Niquet et l’équipe scientifique (au CMBV s’est associé un groupe de recherche brésilien) ont également tenu à se rapprocher de l’orchestre de Marais. Ils annoncent sans ambages : « Ni traverso, ni guitare, ni orgue, ni double clavecin, ni contrebasse, autant de colifichets recréant un “pittoresque baroque” très en vogue actuellement mais sans fondement musicologique. » En revanche, le « petit chœur » chargé du continuo est particulièrement riche, et ses sept instrumentistes s’ajoutent à la trentaine du « grand chœur », dont les fameux 24 violons du roi. Cette réalisation favorise nettement les chaudes couleurs des cordes, çà et là pimentées d’irrésistibles percussions, les vents se faisant discrets. L’orchestre du Concert spirituel est impeccable et se plie aux entrelacs d’une écriture exigeante. Du superbe ensemble choral, qui mêle Concert spirituel et Chantres du Centre de la musique baroque de Versailles, louons une parfaite intelligibilité et la fine caractérisation des différents groupes figurés.
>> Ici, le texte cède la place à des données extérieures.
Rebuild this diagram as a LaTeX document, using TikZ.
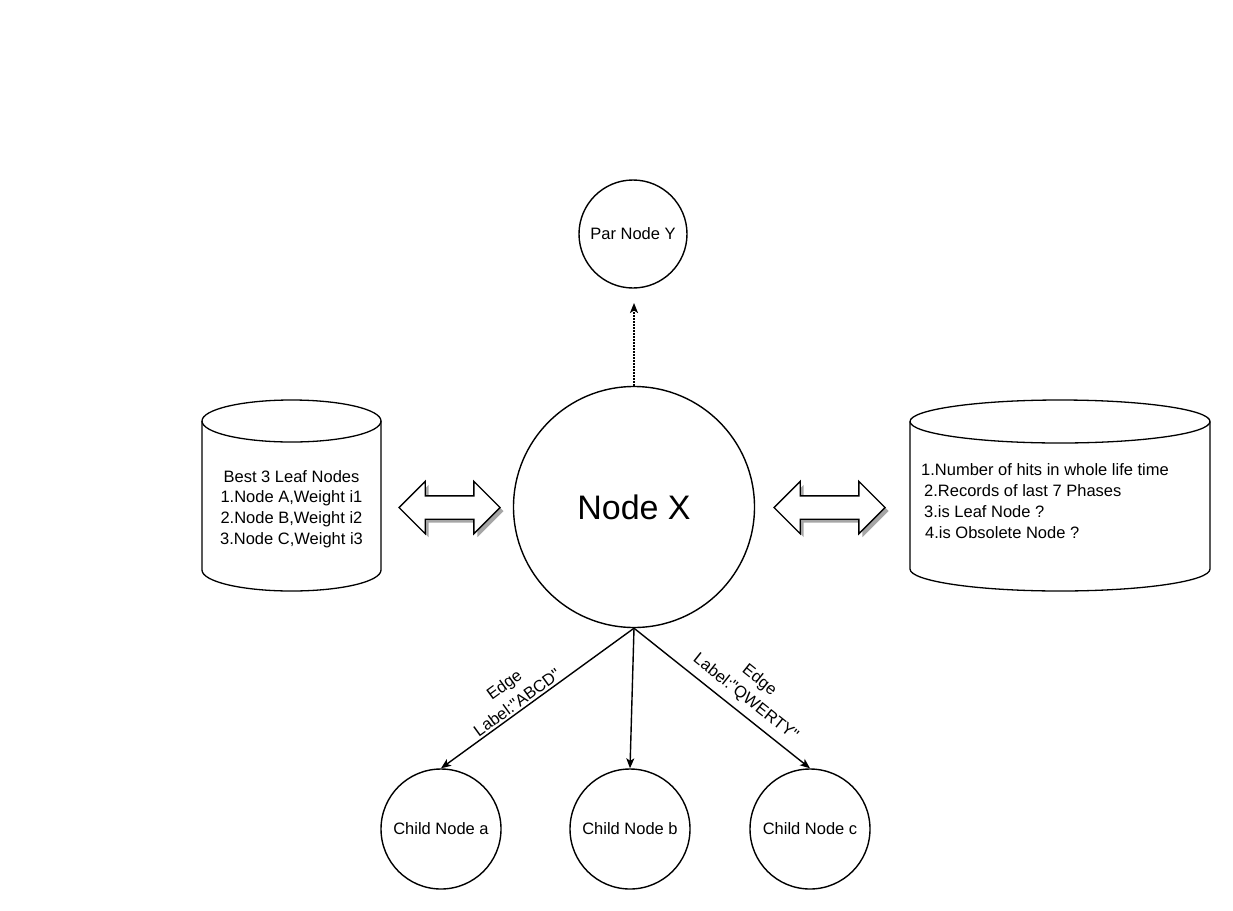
\documentclass[tikz,border=0pt]{standalone}
\usepackage{fontspec}
\setmainfont{Liberation Sans}
\newfontfamily\lsans{Liberation Sans}
\usetikzlibrary{arrows.meta,shapes.arrows,shadows}
\begin{document}
\begin{tikzpicture}[x=1pt,y=-1pt,
  circ/.style={draw,circle,line width=1.4pt,inner sep=0pt,font=\fontsize{16.5}{20}\selectfont},
  cyl/.style={line width=1.3pt},
  txt/.style={font=\fontsize{16.5}{20.8}\selectfont,inner sep=0pt},
  conn/.style={line width=1.4pt,-{Stealth[length=10pt,width=8pt,inset=2.5pt]}},
  darrow/.style={double arrow,draw,line width=1.4pt,fill=white,inner sep=0pt,inner ysep=11pt,
    double arrow head extend=14.5pt,minimum width=51pt,
    drop shadow={shadow xshift=3.5pt,shadow yshift=-3.5pt,fill=black!35,opacity=1}},
  elabel/.style={font=\lsans\fontsize{16.5}{22}\selectfont,align=center,inner sep=2pt}]
\useasboundingbox[fill=white] (0,0) rectangle (1233,910);

% main circles
\node[circ,minimum size=108pt] (py) at (633,234) {Par Node Y};
\node[circ,minimum size=241pt,font=\fontsize{34}{40}\selectfont] (nx) at (634,507) {Node X};
\node[circ,minimum size=120pt] (ca) at (441,829) {Child Node a};
\node[circ,minimum size=120pt] (cb) at (630,829) {Child Node b};
\node[circ,minimum size=120pt] (cc) at (810,829) {Child Node c};

% left cylinder
\draw[cyl] (202,421) -- (202,570) arc[start angle=180,end angle=0,x radius=89.5,y radius=21] -- (381,421);
\draw[cyl] (291.5,421) ellipse[x radius=89.5,y radius=21];
\node[txt,align=center] (lt) at (291.5,509) {Best 3 Leaf Nodes\\1.Node A,Weight i1\\2.Node B,Weight i2\\3.Node C,Weight i3};

% right cylinder
\draw[cyl] (910,421.5) -- (910,569) arc[start angle=180,end angle=0,x radius=150,y radius=22] -- (1210,421.5);
\draw[cyl] (1060,421.5) ellipse[x radius=150,y radius=21.5];
\node[txt,align=left,anchor=west] (rt) at (921,501) {1.Number of hits in whole life time\\\hspace*{3pt}2.Records of last 7 Phases\\\hspace*{3pt}3.is Leaf Node ?\\\hspace*{4pt}4.is Obsolete Node ?};

% double arrows
\node[darrow,minimum height=101pt] (la) at (449.5,507.5) {};
\node[darrow,minimum height=111pt] (ra) at (829.5,507.5) {};

% dotted arrow to parent
\coordinate (dtip) at (634,303);
\draw[line width=1.5pt,dash pattern=on 1.5pt off 1.5pt,-{Stealth[length=10pt,width=8pt,inset=2.5pt]}] (nx.north) -- (dtip);

% edges to children
\draw[conn] (nx.south) -- node[elabel,pos=0.58,sloped,above] {Edge\\Label:"ABCD"} (ca.north);
\draw[conn] (nx.south) -- (cb.north);
\draw[conn] (nx.south) -- node[elabel,pos=0.58,sloped,above,yshift=5pt] {Edge\\Label:"QWERTY"} (cc.north);
\end{tikzpicture}
\end{document}
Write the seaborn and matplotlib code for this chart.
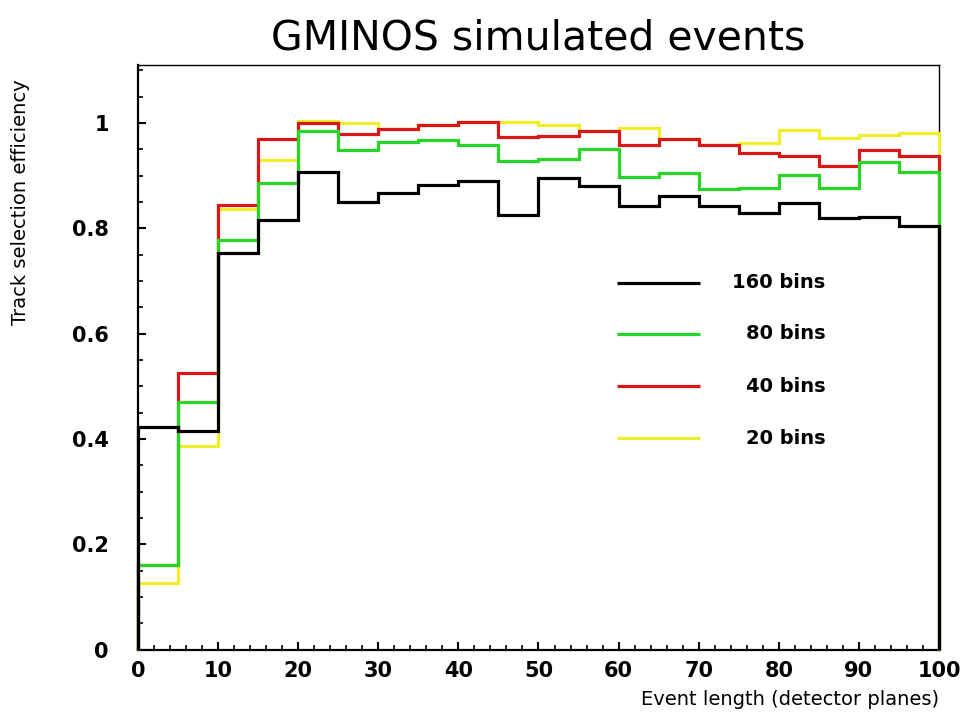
import numpy as np
import pandas as pd
import matplotlib
matplotlib.use("Agg")
import matplotlib.pyplot as plt
import seaborn as sns

# ---- data ----
bin_edges = [0, 5, 10, 15, 20, 25, 30, 35, 40, 45, 50, 55, 60, 65, 70, 75, 80, 85, 90, 95, 100]
series_names = ["20 bins", "40 bins", "80 bins", "160 bins"]
eff_160 = [0.423, 0.415, 0.753, 0.816, 0.906, 0.850, 0.866, 0.883, 0.890, 0.826,
           0.896, 0.880, 0.842, 0.861, 0.842, 0.829, 0.848, 0.819, 0.822, 0.804]
eff_80 = [0.160, 0.470, 0.777, 0.886, 0.984, 0.948, 0.963, 0.967, 0.958, 0.927,
          0.932, 0.951, 0.897, 0.905, 0.875, 0.876, 0.902, 0.877, 0.926, 0.907]
eff_40 = [0.160, 0.526, 0.845, 0.970, 1.000, 0.979, 0.988, 0.996, 1.002, 0.974,
          0.975, 0.985, 0.958, 0.969, 0.959, 0.942, 0.937, 0.918, 0.948, 0.937]
eff_20 = [0.127, 0.386, 0.836, 0.929, 1.003, 1.000, 0.988, 0.996, 1.002, 1.002,
          0.997, 0.985, 0.991, 0.969, 0.959, 0.961, 0.986, 0.972, 0.977, 0.981]
series_values = {"20 bins": eff_20, "40 bins": eff_40, "80 bins": eff_80, "160 bins": eff_160}
colors = {"20 bins": "#eeee2a", "40 bins": "#d81818", "80 bins": "#28d428", "160 bins": "#000000"}
legend_order = ["160 bins", "80 bins", "40 bins", "20 bins"]

# ---- build step outlines (closed down to zero at both ends, like ROOT) ----
edges = np.asarray(bin_edges, dtype=float)
rows = []
for name in series_names:
    vals = np.asarray(series_values[name], dtype=float)
    xs = np.r_[edges[0], edges[:-1], edges[-1]]
    ys = np.r_[0.0, vals, 0.0]
    for i, (xv, yv) in enumerate(zip(xs, ys)):
        rows.append({"x": xv, "y": yv, "series": name, "order": i})
df = pd.DataFrame(rows)

sns.set_style("white")
plt.rcParams["font.family"] = ["DejaVu Sans"]
plt.rcParams["text.color"] = "black"
plt.rcParams["axes.labelcolor"] = "black"
plt.rcParams["xtick.color"] = "black"
plt.rcParams["ytick.color"] = "black"

fig = plt.figure(figsize=(9.68, 7.24), dpi=100)
ax = fig.add_axes([0.1426, 0.1029, 0.8274, 0.8073])

sns.lineplot(data=df, x="x", y="y", hue="series", hue_order=series_names,
             palette=colors, estimator=None, sort=False, legend=False,
             drawstyle="steps-post", linewidth=2.3, zorder=3, ax=ax,
             solid_joinstyle="miter", solid_capstyle="butt")
for ln in ax.get_lines():
    ln.set_clip_on(False)

ax.set_xlim(0, 100)
ax.set_ylim(0, 1.11)
ax.set_xticks(np.arange(0, 101, 10))
ax.set_xticks(np.arange(0, 101, 2), minor=True)
ax.set_yticks(np.arange(0, 1.01, 0.2))
ax.set_yticks(np.arange(0, 1.11, 0.05), minor=True)
ax.set_yticklabels(["0", "0.2", "0.4", "0.6", "0.8", "1"])
ax.tick_params(axis="both", which="major", direction="in", length=6, width=1.5,
               bottom=True, left=True, top=False, right=False, labelsize=15,
               colors="black", labelcolor="black")
ax.tick_params(axis="both", which="minor", direction="in", length=3.5, width=1.2,
               bottom=True, left=True, top=False, right=False)
ax.tick_params(axis="y", which="major", pad=21)
ax.tick_params(axis="x", which="major", pad=8)
for lab in ax.get_xticklabels() + ax.get_yticklabels():
    lab.set_fontweight("bold")

for side in ["left", "bottom"]:
    ax.spines[side].set_linewidth(1.6)
for side in ["top", "right"]:
    ax.spines[side].set_linewidth(1.0)
for sp in ax.spines.values():
    sp.set_color("black")

ax.set_xlabel("Event length (detector planes)", fontsize=14, loc="right", labelpad=7,
              color="black")
ax.set_ylabel("Track selection efficiency", fontsize=14, loc="top", color="black")
ax.yaxis.set_label_coords(-0.135, 0.975)
ax.set_title("GMINOS simulated events", fontsize=29.5, pad=11, color="black")

# ---- legend (ROOT-like: lines then right-aligned labels) ----
leg_y = [0.6275, 0.5398, 0.4508, 0.3613]
for name, yy in zip(legend_order, leg_y):
    ax.plot([0.598, 0.702], [yy, yy], transform=ax.transAxes, color=colors[name],
            linewidth=2.3, solid_capstyle="butt", clip_on=False, zorder=4)
    ax.text(0.858, yy, name, transform=ax.transAxes, ha="right", va="center",
            fontsize=14, fontweight="bold", color="black")

fig.savefig("out.png", dpi=100)
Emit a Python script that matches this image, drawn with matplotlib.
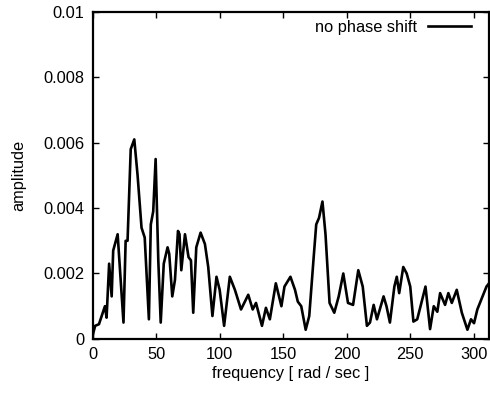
import numpy as np
import matplotlib.pyplot as plt

plt.rcParams['font.family'] = ['Liberation Sans', 'DejaVu Sans']

# frequency [rad/sec] and amplitude
freq = [0, 2, 5, 9.7, 11, 13, 15, 16.2, 19.7, 24.3, 26, 27.5, 30, 32.8, 35.4,
        38.5, 41, 44.3, 45.8, 47.7, 49.6, 51.7, 53.6, 56, 59, 60.3, 62.7,
        64.8, 67.2, 68.4, 69.8, 72.7, 75.5, 77.4, 79.2, 81.6, 85, 88.4, 91,
        94.3, 97.5, 100, 103.5, 108, 112, 116.8, 122.5, 126, 128.6, 133.3,
        136.4, 139.5, 144.2, 148.6, 151, 155.7, 159.3, 161.5, 164.2, 167.7,
        170.5, 174, 176, 178.2, 180.9, 183.3, 186.5, 190.2, 193.7, 197.3,
        201, 205, 209.1, 212.6, 215.9, 218.3, 221.2, 223.8, 229, 231.3, 234,
        237.5, 239.4, 241.3, 244.5, 247.2, 250, 252.5, 255.5, 262, 265.6,
        268.5, 271.3, 273.5, 277.4, 280, 282.7, 286.6, 290.6, 295, 297.8,
        300.2, 302.8, 310, 312]
amp = [0.0001, 0.0004, 0.00045, 0.001, 0.00065, 0.0023, 0.0013, 0.0027,
       0.0032, 0.0005, 0.003, 0.003, 0.0058, 0.0061, 0.005, 0.0034, 0.0031,
       0.0006, 0.0035, 0.0039, 0.0055, 0.0024, 0.0005, 0.0023, 0.0028,
       0.0026, 0.0013, 0.0018, 0.0033, 0.0032, 0.0021, 0.0032, 0.0025,
       0.0024, 0.0008, 0.0028, 0.00325, 0.0029, 0.0022, 0.0007, 0.0019,
       0.0015, 0.0004, 0.0019, 0.0015, 0.0009, 0.00135, 0.0009, 0.0011,
       0.0004, 0.00095, 0.0006, 0.0017, 0.001, 0.0016, 0.0019, 0.0015,
       0.00114, 0.001, 0.00028, 0.0007, 0.0025, 0.0035, 0.0037, 0.0042,
       0.0032, 0.0011, 0.0008, 0.0013, 0.002, 0.0011, 0.00104, 0.0021,
       0.0016, 0.0004, 0.0005, 0.00104, 0.0006, 0.0013, 0.001, 0.0005,
       0.0016, 0.0019, 0.0014, 0.0022, 0.002, 0.0016, 0.00053, 0.0006,
       0.0016, 0.0003, 0.001, 0.00083, 0.0014, 0.00104, 0.0014, 0.0011,
       0.0015, 0.0008, 0.00028, 0.0006, 0.00048, 0.0009, 0.0016, 0.0017]

xticks = [0, 50, 100, 150, 200, 250, 300]
yticks = [0, 0.002, 0.004, 0.006, 0.008, 0.01]
ylabels = ['0', '0.002', '0.004', '0.006', '0.008', '0.01']

fig = plt.figure(figsize=(4.9, 3.95), dpi=100)
ax = fig.add_axes([0.189, 0.142, 0.809, 0.828])

ax.plot(freq, amp, color='black', lw=1.9, solid_joinstyle='round',
        label='no phase shift')

ax.set_xlim(0, 312)
ax.set_ylim(0, 0.01)
ax.set_xticks(xticks)
ax.set_yticks(yticks)
ax.set_yticklabels(ylabels)
ax.tick_params(direction='in', length=4, width=1, top=True, right=True,
               labelsize=11.8, pad=6)
for s in ax.spines.values():
    s.set_linewidth(1.6)

ax.set_xlabel('frequency [ rad / sec ]', fontsize=11.8, labelpad=3)
ax.set_ylabel('amplitude', fontsize=11.8, labelpad=12)

ax.legend(loc='upper right', frameon=False, markerfirst=False,
          handlelength=2.6, handletextpad=0.7, fontsize=11.8,
          borderaxespad=0.1, bbox_to_anchor=(0.975, 1.0))

fig.savefig('out.png', dpi=100)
Avouons-le, Judith van Wanroij ne nous avait pas toujours pleinement convaincu. Elle s’affirme aujourd’hui brillamment en Ariane, rôle conçu à la mesure de Marie Le Rochois. La soprano néerlandaise a parfait sa diction et, surtout, récite son rôle avec éloquence. Une belle palette de couleurs et d’accents traduisent le parcours d’une femme oscillant entre amertume, agitation, colère et timide résignation. Tout d’une pièce, Bacchus n’a pas cet intérêt. Est-ce pour nuancer ou en raison de la tessiture tendue que la ligne de Mathias Vidal est plutôt hachée ? Il en résulte une certaine affectation, sans grande conséquence ici, la beauté du timbre donnant le change dans ce registre uniment amoureux. Adraste est plus développé, et le baryton David Witczak lui prête tout le relief nécessaire. Matthieu Lécroart n’est pas en reste et campe un magicien plein de caractère. Roi de Naxos bien chantant, Tomislav Lavoie est moins à l’aise avec les graves du sacrificateur. Dernière clé de fa, Philippe Estèphe réussit idéalement ses petits rôles, tandis que la haute-contre David Tricou se joue de la tessiture aiguë de ses brèves mais charmantes interventions. Rôle assez ingrat, Dircée peine à exister, mais Hélène Carpentier s’en acquitte avec sensibilité. Toujours évidente dans ce répertoire, Véronique Gens réussit une Junon haute en couleurs, après avoir été la nymphe de la Seine. Marie Perbost l’accompagne en Gloire dans le prologue, et caractérise habilement Corcine, confidente d’Ariane. Marine Lafdal-Franc enfin est un Amour efficace. Il convient de souligner la qualité de la diction et l’expression de toute l’équipe.
Avec la sortie de la Circé de Desmarest (1693) et avant celle de Céphale et Procris de Jacquet de La Guerre (1694), Ariane et Bacchus vient joliment contribuer à notre connaissance des années 1690 à l’Académie royale de musique, et confirmer la vitalité actuelle de l’interprétation ce répertoire.